Directions: Copy out all the lines exactly. Omit pictures.

Given data:

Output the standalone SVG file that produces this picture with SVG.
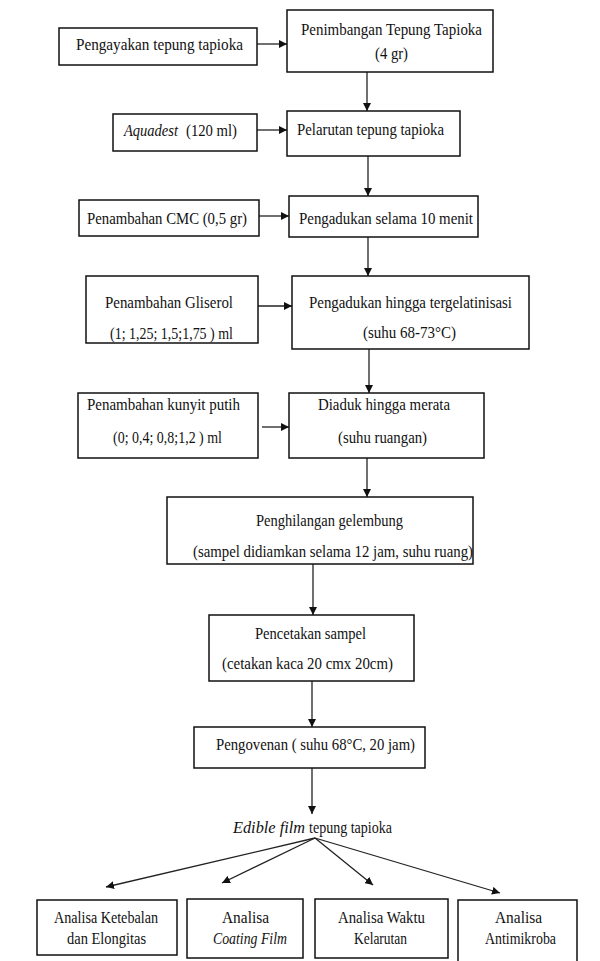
<svg xmlns="http://www.w3.org/2000/svg" width="600" height="961" viewBox="0 0 600 961">
<style>
.b{fill:#fff;stroke:#111;stroke-width:1.5}
.t{font-family:"Liberation Serif","Times New Roman",serif;font-size:17px;fill:#111}
.c{stroke:#222;stroke-width:1.3;fill:none;marker-end:url(#ah)}
</style>
<defs>
<marker id="ah" viewBox="0 0 10 10" refX="10" refY="5" markerWidth="8" markerHeight="8" markerUnits="userSpaceOnUse" orient="auto">
<path d="M0,0 L10,5 L0,10 z" fill="#111"/>
</marker>
</defs>
<rect width="600" height="961" fill="#fff"/>
<g id="connectors">
<line class="c" x1="257" y1="44" x2="287" y2="44"/>
<line class="c" x1="257" y1="130" x2="287" y2="130"/>
<line class="c" x1="367" y1="72" x2="367" y2="111"/>
<line class="c" x1="368" y1="156" x2="368" y2="196"/>
<line class="c" x1="259" y1="216" x2="289" y2="216"/>
<line class="c" x1="368" y1="237" x2="368" y2="276"/>
<line class="c" x1="258" y1="306" x2="292" y2="306"/>
<line class="c" x1="369" y1="349" x2="369" y2="393"/>
<line class="c" x1="262" y1="427" x2="289" y2="427"/>
<line class="c" x1="367" y1="458" x2="367" y2="497"/>
<line class="c" x1="313" y1="564" x2="313" y2="615"/>
<line class="c" x1="312" y1="681" x2="312" y2="727"/>
<line class="c" x1="312" y1="768" x2="312" y2="814"/>
<line class="c" x1="315" y1="838" x2="106" y2="887"/>
<line class="c" x1="315" y1="838" x2="222" y2="883"/>
<line class="c" x1="315" y1="838" x2="373" y2="885"/>
<line class="c" x1="315" y1="838" x2="500" y2="893"/>
</g>
<g id="n1"><rect class="b" x="59" y="28" width="198" height="37"/>
<text class="t" x="76" y="50" textLength="167" lengthAdjust="spacingAndGlyphs">Pengayakan  tepung tapioka</text></g>
<g id="n2"><rect class="b" x="287" y="10" width="206" height="62"/>
<text class="t" x="301" y="35" textLength="181" lengthAdjust="spacingAndGlyphs">Penimbangan Tepung Tapioka</text>
<text class="t" x="375" y="59" textLength="33" lengthAdjust="spacingAndGlyphs">(4 gr)</text></g>
<g id="n3"><rect class="b" x="113" y="114" width="144" height="37"/>
<text class="t" x="124" y="136" textLength="54" lengthAdjust="spacingAndGlyphs" font-style="italic">Aquadest</text>
<text class="t" x="186" y="136" textLength="51" lengthAdjust="spacingAndGlyphs">(120 ml)</text></g>
<g id="n4"><rect class="b" x="287" y="111" width="173" height="45"/>
<text class="t" x="297" y="135" textLength="147" lengthAdjust="spacingAndGlyphs">Pelarutan tepung tapioka</text></g>
<g id="n5"><rect class="b" x="79" y="200" width="180" height="36"/>
<text class="t" x="87" y="224" textLength="160" lengthAdjust="spacingAndGlyphs">Penambahan CMC (0,5 gr)</text></g>
<g id="n6"><rect class="b" x="289" y="196" width="189" height="41"/>
<text class="t" x="299" y="224" textLength="174" lengthAdjust="spacingAndGlyphs">Pengadukan selama 10 menit</text></g>
<g id="n7"><rect class="b" x="86" y="276" width="172" height="67"/>
<text class="t" x="105" y="308" textLength="128" lengthAdjust="spacingAndGlyphs">Penambahan  Gliserol</text>
<text class="t" x="110" y="339" textLength="123" lengthAdjust="spacingAndGlyphs">(1; 1,25; 1,5;1,75 ) ml</text></g>
<g id="n8"><rect class="b" x="292" y="276" width="237" height="73"/>
<text class="t" x="309" y="308" textLength="203" lengthAdjust="spacingAndGlyphs">Pengadukan hingga tergelatinisasi</text>
<text class="t" x="363" y="338" textLength="93" lengthAdjust="spacingAndGlyphs">(suhu 68-73°C)</text></g>
<g id="n9"><rect class="b" x="78" y="393" width="180" height="65"/>
<text class="t" x="87" y="410" textLength="153" lengthAdjust="spacingAndGlyphs">Penambahan kunyit putih</text>
<text class="t" x="113" y="443" textLength="109" lengthAdjust="spacingAndGlyphs">(0; 0,4; 0,8;1,2 ) ml</text></g>
<g id="n10"><rect class="b" x="289" y="393" width="195" height="65"/>
<text class="t" x="318" y="410" textLength="132" lengthAdjust="spacingAndGlyphs">Diaduk hingga merata</text>
<text class="t" x="338" y="443" textLength="89" lengthAdjust="spacingAndGlyphs">(suhu  ruangan)</text></g>
<g id="n11"><rect class="b" x="167" y="497" width="306" height="67"/>
<text class="t" x="256" y="526" textLength="147" lengthAdjust="spacingAndGlyphs">Penghilangan gelembung</text>
<text class="t" x="193" y="557" textLength="280" lengthAdjust="spacingAndGlyphs">(sampel didiamkan selama 12 jam, suhu ruang)</text></g>
<g id="n12"><rect class="b" x="209" y="615" width="205" height="66"/>
<text class="t" x="255" y="639" textLength="111" lengthAdjust="spacingAndGlyphs">Pencetakan  sampel</text>
<text class="t" x="222" y="669" textLength="171" lengthAdjust="spacingAndGlyphs">(cetakan  kaca 20 cmx 20cm)</text></g>
<g id="n13"><rect class="b" x="194" y="727" width="231" height="41"/>
<text class="t" x="216" y="750" textLength="199" lengthAdjust="spacingAndGlyphs">Pengovenan ( suhu 68°C, 20 jam)</text></g>
<g id="n14">
<text class="t" x="233" y="833" textLength="72" lengthAdjust="spacingAndGlyphs" font-style="italic">Edible film</text>
<text class="t" x="309" y="833" textLength="83" lengthAdjust="spacingAndGlyphs">tepung tapioka</text></g>
<g id="n15"><rect class="b" x="37" y="900" width="140" height="55"/>
<text class="t" x="54" y="923" textLength="104" lengthAdjust="spacingAndGlyphs">Analisa Ketebalan</text>
<text class="t" x="67" y="944" textLength="79" lengthAdjust="spacingAndGlyphs">dan Elongitas</text></g>
<g id="n16"><rect class="b" x="187" y="899" width="116" height="59"/>
<text class="t" x="222" y="923" textLength="47" lengthAdjust="spacingAndGlyphs">Analisa</text>
<text class="t" x="213" y="944" textLength="74" lengthAdjust="spacingAndGlyphs" font-style="italic">Coating Film</text></g>
<g id="n17"><rect class="b" x="315" y="899" width="133" height="59"/>
<text class="t" x="338" y="923" textLength="87" lengthAdjust="spacingAndGlyphs">Analisa Waktu</text>
<text class="t" x="354" y="944" textLength="53" lengthAdjust="spacingAndGlyphs">Kelarutan</text></g>
<g id="n18"><path class="b" d="M458,965 V900 H577 V965"/>
<text class="t" x="495" y="923" textLength="47" lengthAdjust="spacingAndGlyphs">Analisa</text>
<text class="t" x="485" y="944" textLength="71" lengthAdjust="spacingAndGlyphs">Antimikroba</text></g>
</svg>
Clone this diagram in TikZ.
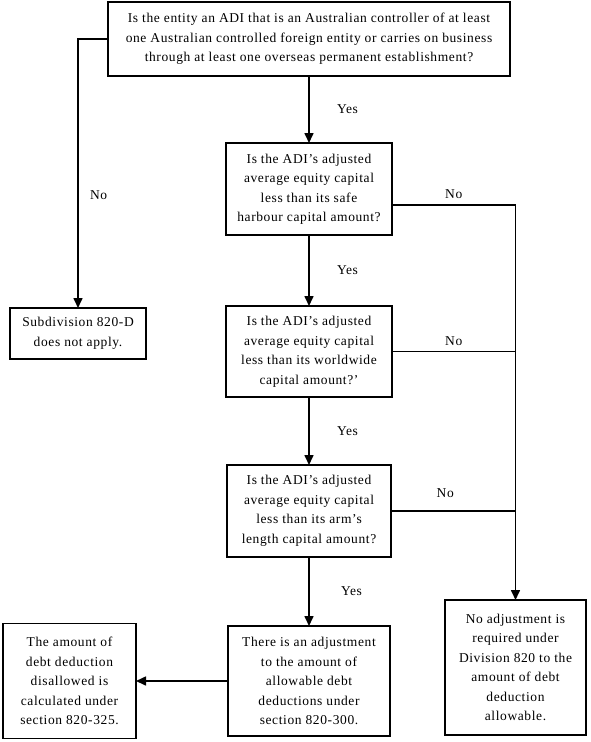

Reply:
Output the standalone SVG file that produces this picture with SVG.
<svg xmlns="http://www.w3.org/2000/svg" width="600" height="961" viewBox="0 0 600 961">
<style>
.b{fill:#fff;stroke:#111;stroke-width:1.5}
.t{font-family:"Liberation Serif","Times New Roman",serif;font-size:17px;fill:#111}
.c{stroke:#222;stroke-width:1.3;fill:none;marker-end:url(#ah)}
</style>
<defs>
<marker id="ah" viewBox="0 0 10 10" refX="10" refY="5" markerWidth="8" markerHeight="8" markerUnits="userSpaceOnUse" orient="auto">
<path d="M0,0 L10,5 L0,10 z" fill="#111"/>
</marker>
</defs>
<rect width="600" height="961" fill="#fff"/>
<g id="connectors">
<line class="c" x1="257" y1="44" x2="287" y2="44"/>
<line class="c" x1="257" y1="130" x2="287" y2="130"/>
<line class="c" x1="367" y1="72" x2="367" y2="111"/>
<line class="c" x1="368" y1="156" x2="368" y2="196"/>
<line class="c" x1="259" y1="216" x2="289" y2="216"/>
<line class="c" x1="368" y1="237" x2="368" y2="276"/>
<line class="c" x1="258" y1="306" x2="292" y2="306"/>
<line class="c" x1="369" y1="349" x2="369" y2="393"/>
<line class="c" x1="262" y1="427" x2="289" y2="427"/>
<line class="c" x1="367" y1="458" x2="367" y2="497"/>
<line class="c" x1="313" y1="564" x2="313" y2="615"/>
<line class="c" x1="312" y1="681" x2="312" y2="727"/>
<line class="c" x1="312" y1="768" x2="312" y2="814"/>
<line class="c" x1="315" y1="838" x2="106" y2="887"/>
<line class="c" x1="315" y1="838" x2="222" y2="883"/>
<line class="c" x1="315" y1="838" x2="373" y2="885"/>
<line class="c" x1="315" y1="838" x2="500" y2="893"/>
</g>
<g id="n1"><rect class="b" x="59" y="28" width="198" height="37"/>
<text class="t" x="76" y="50" textLength="167" lengthAdjust="spacingAndGlyphs">Pengayakan  tepung tapioka</text></g>
<g id="n2"><rect class="b" x="287" y="10" width="206" height="62"/>
<text class="t" x="301" y="35" textLength="181" lengthAdjust="spacingAndGlyphs">Penimbangan Tepung Tapioka</text>
<text class="t" x="375" y="59" textLength="33" lengthAdjust="spacingAndGlyphs">(4 gr)</text></g>
<g id="n3"><rect class="b" x="113" y="114" width="144" height="37"/>
<text class="t" x="124" y="136" textLength="54" lengthAdjust="spacingAndGlyphs" font-style="italic">Aquadest</text>
<text class="t" x="186" y="136" textLength="51" lengthAdjust="spacingAndGlyphs">(120 ml)</text></g>
<g id="n4"><rect class="b" x="287" y="111" width="173" height="45"/>
<text class="t" x="297" y="135" textLength="147" lengthAdjust="spacingAndGlyphs">Pelarutan tepung tapioka</text></g>
<g id="n5"><rect class="b" x="79" y="200" width="180" height="36"/>
<text class="t" x="87" y="224" textLength="160" lengthAdjust="spacingAndGlyphs">Penambahan CMC (0,5 gr)</text></g>
<g id="n6"><rect class="b" x="289" y="196" width="189" height="41"/>
<text class="t" x="299" y="224" textLength="174" lengthAdjust="spacingAndGlyphs">Pengadukan selama 10 menit</text></g>
<g id="n7"><rect class="b" x="86" y="276" width="172" height="67"/>
<text class="t" x="105" y="308" textLength="128" lengthAdjust="spacingAndGlyphs">Penambahan  Gliserol</text>
<text class="t" x="110" y="339" textLength="123" lengthAdjust="spacingAndGlyphs">(1; 1,25; 1,5;1,75 ) ml</text></g>
<g id="n8"><rect class="b" x="292" y="276" width="237" height="73"/>
<text class="t" x="309" y="308" textLength="203" lengthAdjust="spacingAndGlyphs">Pengadukan hingga tergelatinisasi</text>
<text class="t" x="363" y="338" textLength="93" lengthAdjust="spacingAndGlyphs">(suhu 68-73°C)</text></g>
<g id="n9"><rect class="b" x="78" y="393" width="180" height="65"/>
<text class="t" x="87" y="410" textLength="153" lengthAdjust="spacingAndGlyphs">Penambahan kunyit putih</text>
<text class="t" x="113" y="443" textLength="109" lengthAdjust="spacingAndGlyphs">(0; 0,4; 0,8;1,2 ) ml</text></g>
<g id="n10"><rect class="b" x="289" y="393" width="195" height="65"/>
<text class="t" x="318" y="410" textLength="132" lengthAdjust="spacingAndGlyphs">Diaduk hingga merata</text>
<text class="t" x="338" y="443" textLength="89" lengthAdjust="spacingAndGlyphs">(suhu  ruangan)</text></g>
<g id="n11"><rect class="b" x="167" y="497" width="306" height="67"/>
<text class="t" x="256" y="526" textLength="147" lengthAdjust="spacingAndGlyphs">Penghilangan gelembung</text>
<text class="t" x="193" y="557" textLength="280" lengthAdjust="spacingAndGlyphs">(sampel didiamkan selama 12 jam, suhu ruang)</text></g>
<g id="n12"><rect class="b" x="209" y="615" width="205" height="66"/>
<text class="t" x="255" y="639" textLength="111" lengthAdjust="spacingAndGlyphs">Pencetakan  sampel</text>
<text class="t" x="222" y="669" textLength="171" lengthAdjust="spacingAndGlyphs">(cetakan  kaca 20 cmx 20cm)</text></g>
<g id="n13"><rect class="b" x="194" y="727" width="231" height="41"/>
<text class="t" x="216" y="750" textLength="199" lengthAdjust="spacingAndGlyphs">Pengovenan ( suhu 68°C, 20 jam)</text></g>
<g id="n14">
<text class="t" x="233" y="833" textLength="72" lengthAdjust="spacingAndGlyphs" font-style="italic">Edible film</text>
<text class="t" x="309" y="833" textLength="83" lengthAdjust="spacingAndGlyphs">tepung tapioka</text></g>
<g id="n15"><rect class="b" x="37" y="900" width="140" height="55"/>
<text class="t" x="54" y="923" textLength="104" lengthAdjust="spacingAndGlyphs">Analisa Ketebalan</text>
<text class="t" x="67" y="944" textLength="79" lengthAdjust="spacingAndGlyphs">dan Elongitas</text></g>
<g id="n16"><rect class="b" x="187" y="899" width="116" height="59"/>
<text class="t" x="222" y="923" textLength="47" lengthAdjust="spacingAndGlyphs">Analisa</text>
<text class="t" x="213" y="944" textLength="74" lengthAdjust="spacingAndGlyphs" font-style="italic">Coating Film</text></g>
<g id="n17"><rect class="b" x="315" y="899" width="133" height="59"/>
<text class="t" x="338" y="923" textLength="87" lengthAdjust="spacingAndGlyphs">Analisa Waktu</text>
<text class="t" x="354" y="944" textLength="53" lengthAdjust="spacingAndGlyphs">Kelarutan</text></g>
<g id="n18"><path class="b" d="M458,965 V900 H577 V965"/>
<text class="t" x="495" y="923" textLength="47" lengthAdjust="spacingAndGlyphs">Analisa</text>
<text class="t" x="485" y="944" textLength="71" lengthAdjust="spacingAndGlyphs">Antimikroba</text></g>
</svg>
Clone this diagram in TikZ.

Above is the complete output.